The deaths have sparked fear among women who dare to break the mould and visibly achieve in the conservative country.
The latest to die was 22-yearold social media influencer and model Tara Fares.
Her bloody demise at the wheel of a white Porsche convertible in Baghdad on Thursday has sparked as much debate as her racy photos. Fares had built an Instagram following of 2.7 million people thanks to edgy fashion shoots, assertive missives and eye-catching, colourful hairstyles. She also posted publicly about a violent ex-husband and a fiance who died after being attacked in Istanbul.
But while Fares’ fearless embrace of social media inspired many young Iraqis, it upset traditionalists.
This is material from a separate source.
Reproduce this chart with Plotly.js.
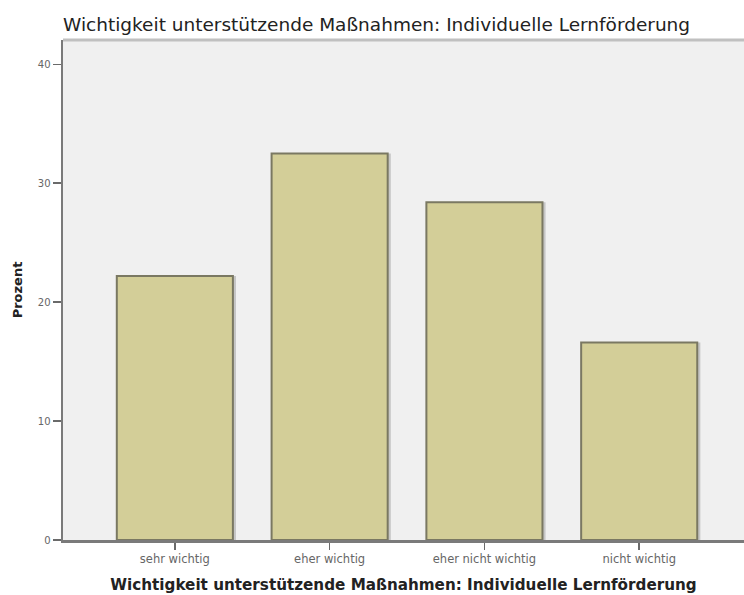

Fares was the target of a deluge of online insults over her perceived lack of modesty, in a society where many adhere to hardline interpretations of Islam. It was this darker side of online platforms that forced the outspoken Fares to quit living in her native Baghdad and spend much of her time in comparatively liberal, secular Iraqi Kurdistan.
Fares is not the only Iraqi fashion and beauty entrepreneur to have met her death in recent weeks. In August, the managers of Baghdad’s two most high profile aesthetic and plastic surgery centres died in mysterious circumstances. The first was Rafif Al Yassiri, whose nickname was Barbie — the same name as her business venture.
A week later Rasha Al Hassan, founder of the Viola Beauty Centre, was also found dead.
Both were found at their homes, and despite ongoing investigations, the causes of their deaths remain undetermined.
But the rumour mill has churned up plenty of theories: drugs, heart attacks and murder. On Tuesday last week, two days before Fares was shot dead, came the first officially confirmed murder among the spate of suspicious deaths.
In circumstances that foreshadowed the social media star’s assassination, activist and businesswoman Soad Al Ali was shot several times while travelling in a car in the southern city of Basra.
Police opened an investigation and pointed the finger at her exhusband, who is on the run.
While motivations for the two confirmed murders are far from officially established, women’s rights group Amal is deeply concerned. “Armed groups, tribes, criminal gangs ... all these control positions” within the state and security forces, Hanae Edwar said at the NGO’s Baghdad office. “Attacking women who are public figures is a bid to force them to shut themselves away at home,” Edwar said.